Student Government Textbook Drive

Box of donated textbooks
Box of textbooks used for the Student Government Textbook Drive.

The average college student spends over $1,100 per year on textbooks. For many students, this cost is too much to bear: as a result, over 85% of college students delay or avoid purchasing course materials, impeding their ability to succeed academically. The University of Florida’s Student Government grew tired of seeing students struggle to afford course costs and decided to help.

In spring of the 2019-2020 academic year, Student Government Internal Affairs Director Brett Oehrle was inspired by a Facebook Group commonly used by University of Florida students–the UF Textbook Exchange–in which students buy and sell used textbooks at a reduced cost. The group has over 23,000 members, but many students are unable or unwilling to go through the effort to resell their textbooks online. Oehrle saw this as an opportunity to make a difference.

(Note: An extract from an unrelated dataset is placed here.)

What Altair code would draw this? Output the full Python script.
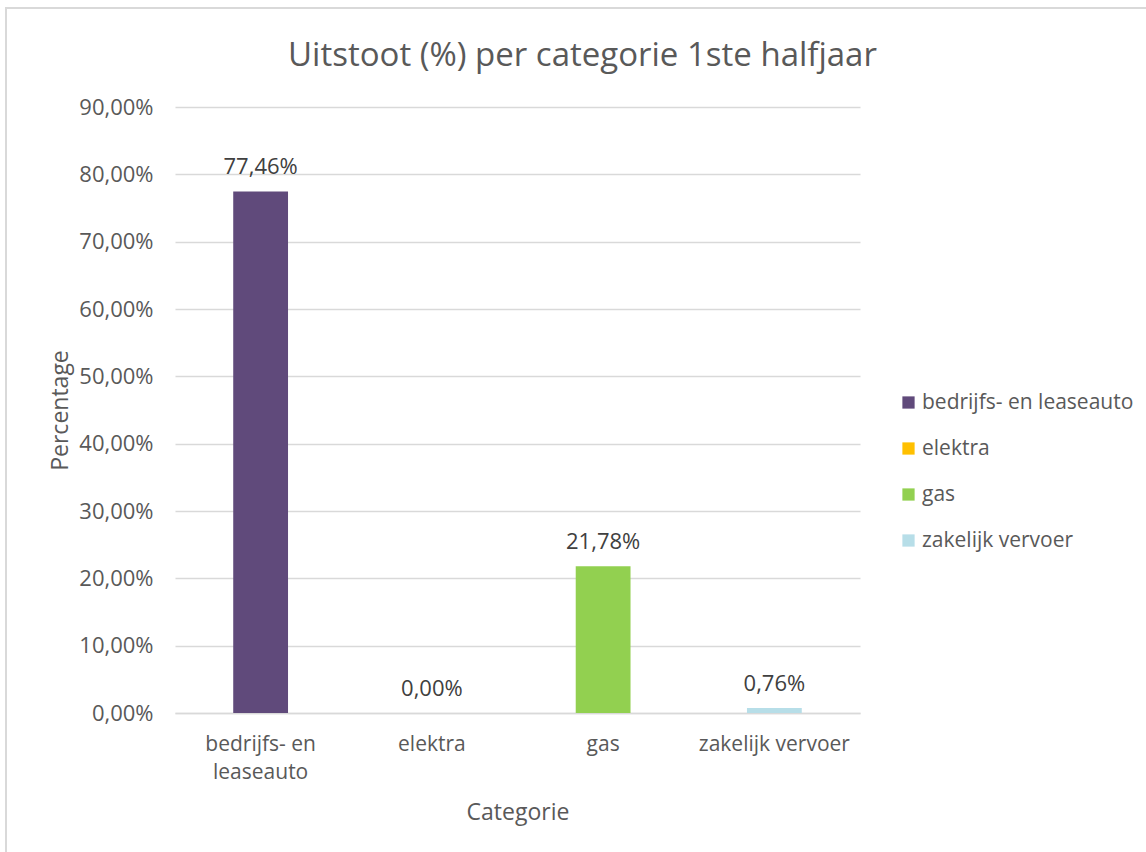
import altair as alt
import pandas as pd

categories = ["bedrijfs- en leaseauto", "elektra", "gas", "zakelijk vervoer"]
values = [77.46, 0.00, 21.78, 0.76]
colors = ["#604A7B", "#FFC000", "#92D050", "#B7DEE8"]
y_ticks = [0, 10, 20, 30, 40, 50, 60, 70, 80, 90]

df = pd.DataFrame({
    "Categorie": categories,
    "Percentage": values,
    "label": [f"{v:.2f}".replace(".", ",") + "%" for v in values],
})

FONT = "Open Sans"
TXT = "#595959"

x_enc = alt.X(
    "Categorie:N",
    sort=categories,
    scale=alt.Scale(paddingInner=0.68, paddingOuter=0.34),
    axis=alt.Axis(
        title="Categorie",
        labelAngle=0,
        labelFontSize=21,
        labelColor=TXT,
        labelFont=FONT,
        labelPadding=20,
        labelLineHeight=28,
        labelLimit=300,
        labelExpr="datum.label == 'bedrijfs- en leaseauto' ? ['bedrijfs- en', 'leaseauto'] : datum.label",
        ticks=False,
        domainColor="#D9D9D9",
        domainWidth=1.5,
        titleFontSize=23,
        titleFont=FONT,
        titleColor=TXT,
        titleFontWeight="normal",
        titleY=99,
        titleBaseline="middle",
    ),
)
y_enc = alt.Y(
    "Percentage:Q",
    scale=alt.Scale(domain=[0, 90], nice=False),
    axis=alt.Axis(
        title="Percentage",
        values=y_ticks,
        labelExpr="replace(format(datum.value, '.2f'), '.', ',') + '%'",
        labelFontSize=22,
        labelColor=TXT,
        labelFont=FONT,
        labelPadding=22,
        ticks=False,
        domain=False,
        grid=True,
        gridColor="#D9D9D9",
        gridWidth=1.3,
        titleFontSize=23,
        titleFont=FONT,
        titleColor=TXT,
        titleFontWeight="normal",
        titleX=-115,
        titleY=303,
        titleBaseline="middle",
        titleAlign="center",
    ),
)

bars = alt.Chart(df).mark_bar().encode(
    x=x_enc,
    y=y_enc,
    color=alt.Color(
        "Categorie:N",
        sort=categories,
        scale=alt.Scale(domain=categories, range=colors),
        legend=alt.Legend(
            title=None,
            orient="none",
            legendX=723,
            legendY=285,
            symbolType="square",
            symbolSize=150,
            symbolStrokeWidth=0,
            labelFontSize=21,
            labelFont=FONT,
            labelColor=TXT,
            labelLimit=300,
            rowPadding=24,
            labelOffset=3,
        ),
    ),
)

text = alt.Chart(df).mark_text(
    baseline="bottom", dy=-12, fontSize=22, font=FONT, color="#404040"
).encode(
    x=alt.X("Categorie:N", sort=categories),
    y="Percentage:Q",
    text="label:N",
)

frame = alt.Chart(df).mark_rect(
    fill=None, stroke="#D9D9D9", strokeWidth=1.5, clip=False
).encode(
    x=alt.value(-169), x2=alt.value(1146 - 175 + 10),
    y=alt.value(-99), y2=alt.value(852 - 107 + 10),
)

chart = alt.layer(frame, bars, text).properties(
    width=685,
    height=606,
    title=alt.TitleParams(
        "Uitstoot (%) per categorie 1ste halfjaar",
        fontSize=33,
        font=FONT,
        color=TXT,
        fontWeight="normal",
        anchor="middle",
        dx=65,
        offset=-66,
    ),
    autosize=alt.AutoSizeParams(type="none"),
    padding={"left": 175, "top": 107, "right": 286, "bottom": 139},
    background="white",
).configure_view(stroke=None)

chart.save("out.html", embed_options={"renderer": "svg", "actions": False})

He knew that many students would be happy to pass their used books along to future Gators if it were convenient to do so; they just needed a more accessible process. Oehrle decided to spearhead the Student Government Textbook Drive, an initiative to meet students at times and locations that were easy for them in order to encourage textbook reuse across campus.

Oehrle began by reaching out to the George A. Smathers Libraries to determine how the Libraries could easily put textbooks received from the drive into the hands of future students. The Libraries have long made copies of highly used textbooks available through the course reserves program, which provides students with access to both hard copy and electronic resources they need in the classroom. By keeping a copy or two of many textbooks available, the Libraries support students who may be unable to afford their own copies. Because of the number of UF courses and the high cost of textbooks—particularly in STEM courses—the Libraries cannot purchase every book, so a textbook drive offered one appealing way to collect some much-needed resources.

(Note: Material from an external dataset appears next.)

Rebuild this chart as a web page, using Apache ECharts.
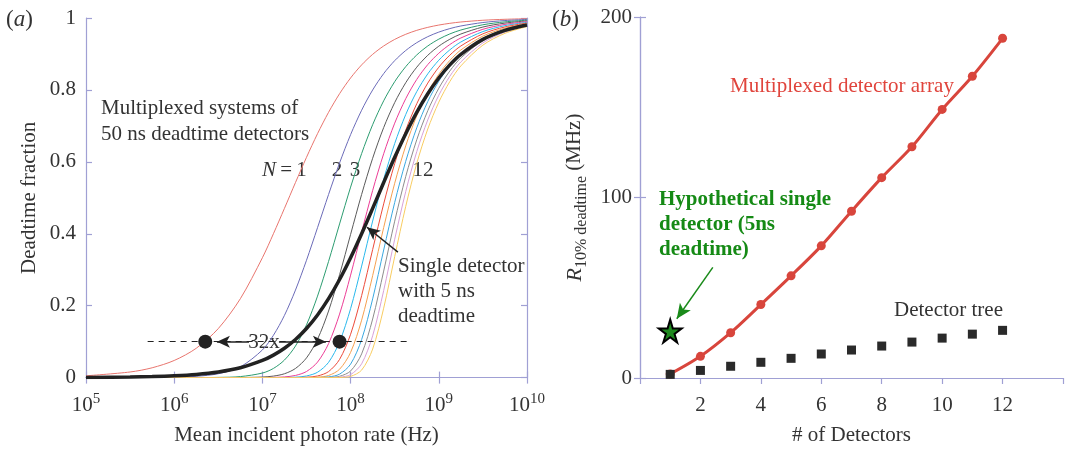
<!DOCTYPE html>
<html><head><meta charset="utf-8">
<script src="https://cdn.jsdelivr.net/npm/echarts@6/dist/echarts.min.js"></script>
<style>html,body{margin:0;padding:0;background:#fff}#c{width:1066px;height:451px}</style>
</head><body><div id="c"></div>
<script>
// ---------- Panel (a): deadtime fraction vs mean incident photon rate ----------
// log10 of photon rate (Hz) at which the curves were read
const rateExp = [5,5.5,5.75,6,6.25,6.5,6.75,7,7.125,7.25,7.375,7.5,7.625,7.75,7.875,8,8.125,8.25,8.375,8.5,8.625,8.75,8.875,9,9.125,9.25,9.5,9.75,10];
const fracN1  = [0.005,0.0156,0.0273,0.0476,0.0816,0.1364,0.2194,0.3333,0.4001,0.4706,0.5425,0.6126,0.6783,0.7377,0.7895,0.8333,0.8696,0.8989,0.9222,0.9405,0.9547,0.9657,0.974,0.9804,0.9852,0.9889,0.9937,0.9964,0.998];
const fracN2  = [0,0.0001,0.0004,0.0012,0.0036,0.0107,0.0299,0.0769,0.1177,0.173,0.2434,0.3263,0.4169,0.5091,0.5968,0.6757,0.7435,0.7998,0.8454,0.8814,0.9096,0.9314,0.9481,0.9608,0.9705,0.9778,0.9874,0.9929,0.996];
const fracN3  = [0,0,0,0,0.0001,0.0006,0.0028,0.0127,0.0255,0.0488,0.0878,0.1467,0.2266,0.323,0.4273,0.5297,0.623,0.7033,0.7697,0.8229,0.8647,0.8972,0.9222,0.9412,0.9557,0.9666,0.9812,0.9893,0.994];
const fracN4  = [0,0,0,0,0,0,0.0002,0.0016,0.0042,0.0107,0.0254,0.0548,0.1067,0.1851,0.286,0.3983,0.5094,0.6099,0.6953,0.7648,0.82,0.8632,0.8963,0.9217,0.9409,0.9555,0.9749,0.9858,0.992];
const fracN5  = [0,0,0,0,0,0,0,0.0002,0.0006,0.0019,0.006,0.017,0.0431,0.0943,0.1766,0.2849,0.4045,0.5203,0.6225,0.7075,0.7756,0.8292,0.8705,0.9021,0.9262,0.9444,0.9686,0.9822,0.99];
const fracN6  = [0,0,0,0,0,0,0,0,0.0001,0.0003,0.0012,0.0045,0.0149,0.0423,0.0994,0.1918,0.3101,0.4353,0.5517,0.6509,0.7315,0.7953,0.8447,0.8826,0.9114,0.9333,0.9623,0.9787,0.988];
const fracN7  = [0,0,0,0,0,0,0,0,0,0,0.0002,0.001,0.0045,0.0167,0.0506,0.1205,0.228,0.356,0.4831,0.5952,0.6878,0.7616,0.819,0.8631,0.8967,0.9222,0.956,0.9751,0.986];
const fracN8  = [0,0,0,0,0,0,0,0,0,0,0,0.0002,0.0012,0.0058,0.0232,0.0701,0.1597,0.2835,0.4173,0.5405,0.6444,0.728,0.7934,0.8436,0.882,0.9111,0.9497,0.9716,0.984];
const fracN9  = [0,0,0,0,0,0,0,0,0,0,0,0,0.0003,0.0018,0.0096,0.0375,0.1058,0.2188,0.3548,0.487,0.6015,0.6946,0.7677,0.8242,0.8673,0.9,0.9434,0.968,0.982];
const fracN10 = [0,0,0,0,0,0,0,0,0,0,0,0,0,0.0005,0.0036,0.0184,0.0659,0.1629,0.2962,0.435,0.5591,0.6614,0.7422,0.8047,0.8526,0.8889,0.9372,0.9645,0.98];
const fracN11 = [0,0,0,0,0,0,0,0,0,0,0,0,0,0.0001,0.0012,0.0083,0.0384,0.1163,0.2421,0.3847,0.5173,0.6284,0.7167,0.7853,0.8379,0.8778,0.9309,0.9609,0.978];
const fracN12 = [0,0,0,0,0,0,0,0,0,0,0,0,0,0,0.0004,0.0034,0.0209,0.0793,0.1931,0.3364,0.4761,0.5956,0.6913,0.7659,0.8232,0.8667,0.9246,0.9574,0.976];
const fracSingle5ns = [0.0005,0.0016,0.0028,0.005,0.0088,0.0156,0.0273,0.0476,0.0625,0.0816,0.106,0.1365,0.1741,0.2195,0.2727,0.3333,0.4,0.4706,0.5425,0.6126,0.6783,0.7377,0.7895,0.8333,0.8696,0.8989,0.9405,0.9657,0.9804];
const curveColors = ['#e8756e','#6b6bb8','#2c9c70','#5a5a5a','#ec3d96','#2ab8ec','#ec4a3a','#f5a050','#3aa8e0','#8c8c8c','#d8a0d8','#f8cc60'];
const tenPctRates = [2.25e6, 7.5e7];   // the two 10% points (Hz)
const tenPctFrac  = [0.1, 0.1];

// ---------- Panel (b): R at 10% deadtime vs number of detectors ----------
const detN      = [1,2,3,4,5,6,7,8,9,10,11,12];
const muxRate   = [2.2,12.0,25.1,40.7,56.6,73.2,92.4,111.0,128.1,148.8,167.2,188.2];
const treeRate  = [2.0,4.2,6.5,8.7,10.9,13.3,15.5,17.7,19.9,22.1,24.3,26.4];
const starPoint = [1, 26];
const xTicksB   = [2,4,6,8,10,12];

const FONT = 'Liberation Serif';
const FS = 21;
const TXT = '#333';
const AX = '#a0a0d4';
const F = (s, extra) => (extra ? extra + ' ' : '') + s + 'px "Liberation Serif"';

const curves = [fracN1,fracN2,fracN3,fracN4,fracN5,fracN6,fracN7,fracN8,fracN9,fracN10,fracN11,fracN12];
const toPts = arr => rateExp.map((e,i)=>[Math.pow(10,e), arr[i]]);

const series = [];
curves.forEach((c,k)=>{
  series.push({type:'line', xAxisIndex:0, yAxisIndex:0, data:toPts(c), showSymbol:false, smooth:0.3,
    lineStyle:{width:1, color:curveColors[k]}, z:2, silent:true, animation:false});
});
series.push({type:'line', xAxisIndex:0, yAxisIndex:0, data:toPts(fracSingle5ns), showSymbol:false, smooth:0.3,
  lineStyle:{width:3.5, color:'#222'}, z:4, animation:false});

const arrowLine = {color:'#222', width:1.5, type:'solid'};
series.push({type:'scatter', xAxisIndex:0, yAxisIndex:0, z:6, animation:false,
  data: tenPctRates.map((r,i)=>[r, tenPctFrac[i]]), symbolSize:14, itemStyle:{color:'#222', opacity:1},
  markLine:{silent:true, animation:false, label:{show:false}, symbolSize:[9,13],
    data:[
      [{coord:[5.0e5,0.1], symbol:'none', lineStyle:{color:'#222', width:1, type:[6,5]}},{coord:[4.36e8,0.1], symbol:'none'}],
      [{coord:[7.05e6,0.1], symbol:'none', lineStyle:arrowLine},{coord:[3.05e6,0.1], symbol:'arrow'}],
      [{coord:[1.54e7,0.1], symbol:'none', lineStyle:arrowLine},{coord:[5.25e7,0.1], symbol:'arrow'}],
      [{coord:[3.44e8,0.349], symbol:'none', lineStyle:arrowLine},{coord:[1.535e8,0.418], symbol:'arrow'}]
    ]}
});

// panel b
series.push({type:'line', xAxisIndex:2, yAxisIndex:2, data:detN.map((n,i)=>[n,muxRate[i]]), smooth:0.3,
  symbol:'circle', symbolSize:9, showSymbol:true, itemStyle:{color:'#d8453c', opacity:1}, lineStyle:{width:3, color:'#d8453c'}, z:3, animation:false});
series.push({type:'scatter', xAxisIndex:2, yAxisIndex:2, data:detN.map((n,i)=>[n,treeRate[i]]),
  symbol:'rect', symbolSize:9, itemStyle:{color:'#2a2a2a', opacity:1}, z:4, animation:false});
series.push({type:'scatter', xAxisIndex:2, yAxisIndex:2, data:[starPoint], z:5, animation:false,
  symbol:'path://M50,0 L61,35 L98,35 L68,57 L79,91 L50,70 L21,91 L32,57 L2,35 L39,35 Z', symbolSize:23,
  itemStyle:{color:'#1e8a1e', borderColor:'#000', borderWidth:2, opacity:1},
  markLine:{silent:true, animation:false, label:{show:false}, symbolSize:[10,15],
    data:[[{coord:[2.41,61.3], symbol:'none', lineStyle:{color:'#1a8a1a', width:1.5, type:'solid'}},{coord:[1.217,32.8], symbol:'arrow'}]]}
});

const axisLineStyle = {lineStyle:{color:AX, width:1.2}};
const tickIn = {show:true, inside:true, length:6, lineStyle:{color:AX, width:1.2}};
const lblStyle = {fontFamily:FONT, fontSize:FS, color:TXT};

const option = {
  animation:false,
  grid:[
    {left:86, top:18, right:539, bottom:72},
    {left:640, top:17, right:-7, bottom:73}
  ],
  xAxis:[
    {type:'log', gridIndex:0, min:1e5, max:1e10, logBase:10, splitNumber:5, position:'bottom',
      axisLine:axisLineStyle, axisTick:tickIn, splitLine:{show:false}, minorTick:{show:false},
      axisLabel:{margin:16, fontFamily:FONT, color:TXT,
        formatter:v=>'{b|10}{e|'+Math.round(Math.log10(v))+'}',
        rich:{b:{fontFamily:FONT, fontSize:FS, color:TXT, lineHeight:24},
              e:{fontFamily:FONT, fontSize:15, color:TXT, lineHeight:15, padding:[0,0,14,0]}}},
      name:'Mean incident photon rate (Hz)', nameLocation:'middle', nameGap:47,
      nameTextStyle:{fontFamily:FONT, fontSize:FS, color:TXT}},
    {type:'log', gridIndex:0, min:1e5, max:1e10, logBase:10, splitNumber:5, position:'top',
      axisLine:axisLineStyle, axisTick:tickIn, axisLabel:{show:false}, splitLine:{show:false}},
    {type:'value', gridIndex:1, min:0, max:14, interval:2, position:'bottom',
      axisLine:axisLineStyle, axisTick:{show:false}, splitLine:{show:false},
      axisLabel:Object.assign({margin:17, formatter:v=> xTicksB.indexOf(v)>=0 ? String(v) : ''}, lblStyle),
      name:'# of Detectors', nameLocation:'middle', nameGap:47,
      nameTextStyle:{fontFamily:FONT, fontSize:FS, color:TXT}},
    {type:'value', gridIndex:1, min:0, max:14, interval:2, position:'top',
      axisLine:axisLineStyle, axisTick:tickIn, axisLabel:{show:false}, splitLine:{show:false}}
  ],
  yAxis:[
    {type:'value', gridIndex:0, min:0, max:1, interval:0.2, position:'left',
      axisLine:axisLineStyle, axisTick:tickIn, splitLine:{show:false},
      axisLabel:Object.assign({margin:10}, lblStyle),
      name:'Deadtime fraction', nameLocation:'middle', nameGap:46,
      nameTextStyle:{fontFamily:FONT, fontSize:FS, color:TXT}},
    {type:'value', gridIndex:0, min:0, max:1, interval:0.2, position:'right',
      axisLine:axisLineStyle, axisTick:tickIn, axisLabel:{show:false}, splitLine:{show:false}},
    {type:'value', gridIndex:1, min:0, max:200, interval:100, position:'left',
      axisLine:axisLineStyle, axisTick:tickIn, splitLine:{show:false},
      axisLabel:Object.assign({margin:8}, lblStyle),
      name:'{r|R}{s|10% deadtime}{n| (MHz)}', nameLocation:'middle', nameGap:50,
      nameTextStyle:{fontFamily:FONT, fontSize:FS, color:TXT,
        rich:{r:{fontFamily:FONT, fontSize:22, fontStyle:'italic', color:TXT, lineHeight:28, verticalAlign:'top', padding:[2,0,0,0]},
              s:{fontFamily:FONT, fontSize:16, color:TXT, lineHeight:16, verticalAlign:'bottom'},
              n:{fontFamily:FONT, fontSize:FS, color:TXT, lineHeight:28, verticalAlign:'top', padding:[2,0,0,0]}}}},
    {type:'value', gridIndex:1, min:0, max:200, interval:100, position:'right',
      axisLine:axisLineStyle, axisTick:tickIn, axisLabel:{show:false}, splitLine:{show:false}}
  ],
  graphic:[
    {type:'text', left:6, top:8, style:{text:'({i|a})', font:F(23), fill:TXT,
      rich:{i:{fontStyle:'italic', fontFamily:FONT, fontSize:23, fill:TXT}}}},
    {type:'text', left:552, top:8, style:{text:'({i|b})', font:F(23), fill:TXT,
      rich:{i:{fontStyle:'italic', fontFamily:FONT, fontSize:23, fill:TXT}}}},
    {type:'text', x:101, y:108, style:{text:'Multiplexed systems of', font:F(FS), fill:TXT, verticalAlign:'middle'}},
    {type:'text', x:101, y:134, style:{text:'50 ns deadtime detectors', font:F(FS), fill:TXT, verticalAlign:'middle'}},
    {type:'text', x:262, y:170, style:{text:'{i|N}\u2009=\u20091', font:F(FS), fill:TXT, verticalAlign:'middle',
      rich:{i:{fontStyle:'italic', fontFamily:FONT, fontSize:FS, fill:TXT}}}},
    {type:'text', x:337, y:170, style:{text:'2', font:F(FS), fill:TXT, align:'center', verticalAlign:'middle'}},
    {type:'text', x:355, y:170, style:{text:'3', font:F(FS), fill:TXT, align:'center', verticalAlign:'middle'}},
    {type:'text', x:423, y:170, style:{text:'12', font:F(FS), fill:TXT, align:'center', verticalAlign:'middle'}},
    {type:'text', x:398, y:266, style:{text:'Single detector', font:F(FS), fill:TXT, verticalAlign:'middle'}},
    {type:'text', x:398, y:291, style:{text:'with 5 ns', font:F(FS), fill:TXT, verticalAlign:'middle'}},
    {type:'text', x:398, y:316, style:{text:'deadtime', font:F(FS), fill:TXT, verticalAlign:'middle'}},
    {type:'text', x:264, y:342, style:{text:'32x', font:F(FS), fill:TXT, align:'center', verticalAlign:'middle'}},
    {type:'text', x:730, y:86, style:{text:'Multiplexed detector array', font:F(FS), fill:'#e0443c', verticalAlign:'middle'}},
    {type:'text', x:659, y:200, style:{text:'Hypothetical single', font:F(FS,'bold'), fill:'#158a15', verticalAlign:'middle'}},
    {type:'text', x:659, y:225, style:{text:'detector (5ns', font:F(FS,'bold'), fill:'#158a15', verticalAlign:'middle'}},
    {type:'text', x:659, y:250, style:{text:'deadtime)', font:F(FS,'bold'), fill:'#158a15', verticalAlign:'middle'}},
    {type:'text', x:894, y:310, style:{text:'Detector tree', font:F(FS), fill:TXT, verticalAlign:'middle'}}
  ],
  series: series
};
const chart = echarts.init(document.getElementById('c'), null, {renderer:'canvas'});
chart.setOption(option);
</script>
</body></html>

In collaboration with the Inter-Residence Hall Association (IRHA), Oehrle mapped out a workflow for collecting books from students. Student Government and IRHA coordinated locations at residence halls across campus where students could drop off textbooks as they moved out at the end of the spring semester. Doing so made donating textbooks just as easy as discarding them.

On the Libraries’ end, a cross-departmental team collaborated to pick up donated books and to select titles that would be valuable to future students. The course reserves team, led by Lily Pang and Paul McDonough, selected nearly 30 books across subjects as diverse as microeconomics, public health, political science, and media studies. Pang noted that one title received during the drive, an introductory physics textbook, is in especially high demand from students. Pang and other Libraries colleagues are exploring other ways to increase the number of textbooks available on reserve for students in large STEM courses.

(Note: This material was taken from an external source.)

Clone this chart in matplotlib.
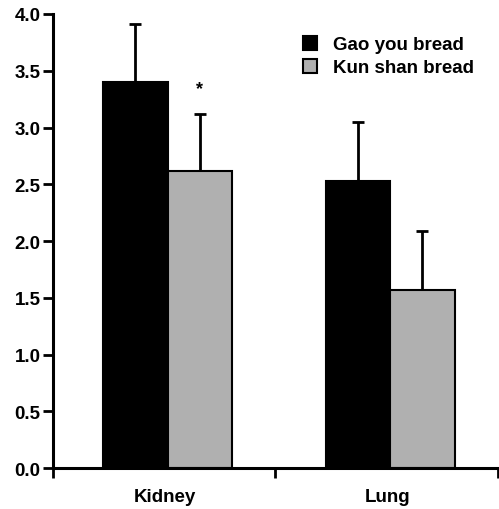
import numpy as np
import matplotlib.pyplot as plt

plt.rcParams['font.family'] = ['Liberation Sans', 'DejaVu Sans']
plt.rcParams['font.weight'] = 'bold'

categories = ['Kidney', 'Lung']
gaoyou = [3.40, 2.53]
gaoyou_err = [0.51, 0.52]
kunshan = [2.62, 1.57]
kunshan_err = [0.50, 0.52]
series = ['Gao you bread', 'Kun shan bread']

fig = plt.figure(figsize=(4.99, 5.10), dpi=100)
ax = fig.add_axes([0.106, 0.080, 0.892, 0.8906])

centers = np.arange(len(categories)) + 0.515
w = 0.29
ax.bar(centers - w / 2, gaoyou, w, color='black', edgecolor='black', linewidth=1.5,
       label=series[0], zorder=2)
ax.bar(centers + w / 2, kunshan, w, color='#b0b0b0', edgecolor='black', linewidth=1.5,
       label=series[1], zorder=2)
ax.errorbar(centers - w / 2, gaoyou, yerr=[np.zeros(2), gaoyou_err], fmt='none',
            ecolor='black', elinewidth=2, capsize=4.5, capthick=2, zorder=1)
ax.errorbar(centers + w / 2, kunshan, yerr=[np.zeros(2), kunshan_err], fmt='none',
            ecolor='black', elinewidth=2, capsize=4.5, capthick=2, zorder=1)

ax.text(centers[0] + w / 2, 3.27, '*', ha='center', va='bottom', fontsize=13)

ax.set_xlim(0, 2)
ax.set_ylim(0, 4.0)
ax.set_yticks(np.arange(0, 4.01, 0.5))
ax.set_yticklabels([f'{v:.1f}' for v in np.arange(0, 4.01, 0.5)], fontsize=13.5)
ax.set_xticks([0, 1, 2])
ax.set_xticklabels([])
ax.set_xticks(centers - 0.01, minor=True)
ax.set_xticklabels(categories, minor=True, fontsize=13.5)
ax.tick_params(axis='x', which='minor', length=0, pad=14)
ax.tick_params(axis='x', which='major', length=7, width=2)
ax.tick_params(axis='y', length=7, width=2, pad=2)

for s in ['top', 'right']:
    ax.spines[s].set_visible(False)
for s in ['left', 'bottom']:
    ax.spines[s].set_linewidth(2.2)
ax.spines['left'].set_bounds(0, 4.0)

ax.legend(loc='upper left', bbox_to_anchor=(0.562, 0.952), frameon=False, fontsize=13.5,
          handlelength=0.75, handleheight=0.75, handletextpad=0.85, labelspacing=0.3,
          borderaxespad=0, borderpad=0)

fig.savefig('out.png', dpi=100)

Oehrle recognizes that textbook affordability is a significant obstacle, but he knows the University of Florida has a better chance at addressing affordable education when it comes together to develop solutions. He said that the textbook drive would not have been possible without the collaboration of groups across campus, including Student Government, the Libraries, and the Inter-Residence Hall Association. With continued collaboration, he hopes that someday, no student will have to choose between textbooks and necessary life expenses like rent or food. In the meantime, he believes the Student Government Textbook Drive is a step in the right direction: students coming together to pass along what they have learned and to help one another.